A question about how student-monks navigated the tension between their modern educational identities and the traditional demands of monastic life prompted Professor Lai to draw on her memoir sources, which reveal a persistent ambivalence. Student-monks were critical of the established monastery system, yet they remained dependent on it for ordination, for the ritual economies that generated institutional income, and for the social legitimacy that traditional monastic affiliation conferred.

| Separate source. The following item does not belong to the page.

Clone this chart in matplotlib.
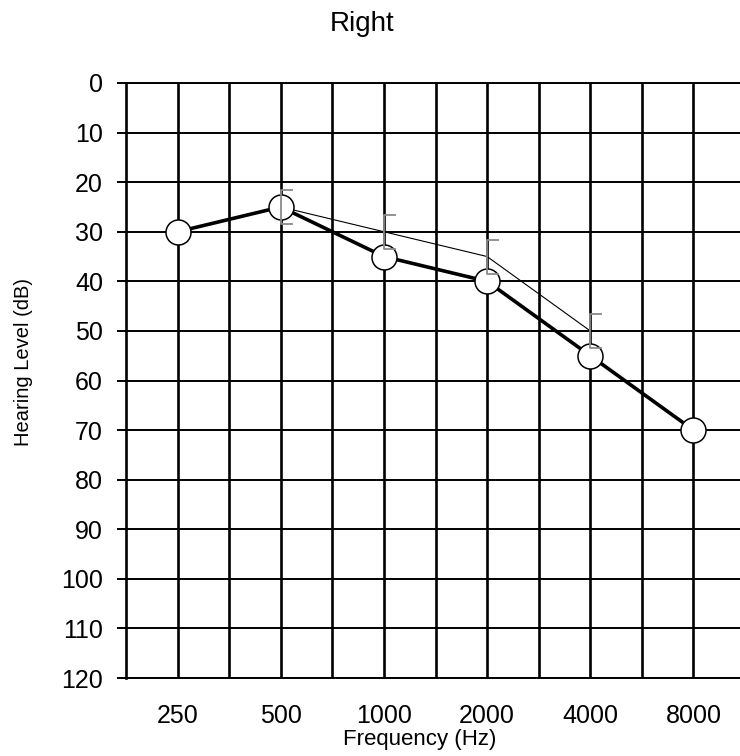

This dependence was felt as a constraint, and the resentment it generated was one of the primary motors of the student-monk identity’s critical and reformist edge.
A question about the relationship between the student-monk periodical culture and the broader May Fourth print culture led to a discussion of how Buddhist publications shared form, vocabulary, and sometimes writers with the wider Republican cultural press, and how the category of the “new youth” was adapted within Buddhist discourse to produce the figure of the “Buddhist new youth” or the “young monk,” who was simultaneously a nationalist subject, a modern intellectual, and a religious practitioner.
A question about the reception of the foxueyuan model in Taiwan after 1949, following the migration of many mainland Chinese monastics, provided an opening for a reflection on the longer arc of the story: the institutions Professor Lai had studied did not simply end with the Communist victory. They were transplanted, adapted, and extended in Taiwan, where figures like Yinshun and Zhenhua himself continued the project of monastic education in new conditions. This transnational afterlife of the Republican-era foxueyuan is, Professor Lai noted, a subject that her book addresses in its concluding chapters and that warrants sustained future investigation.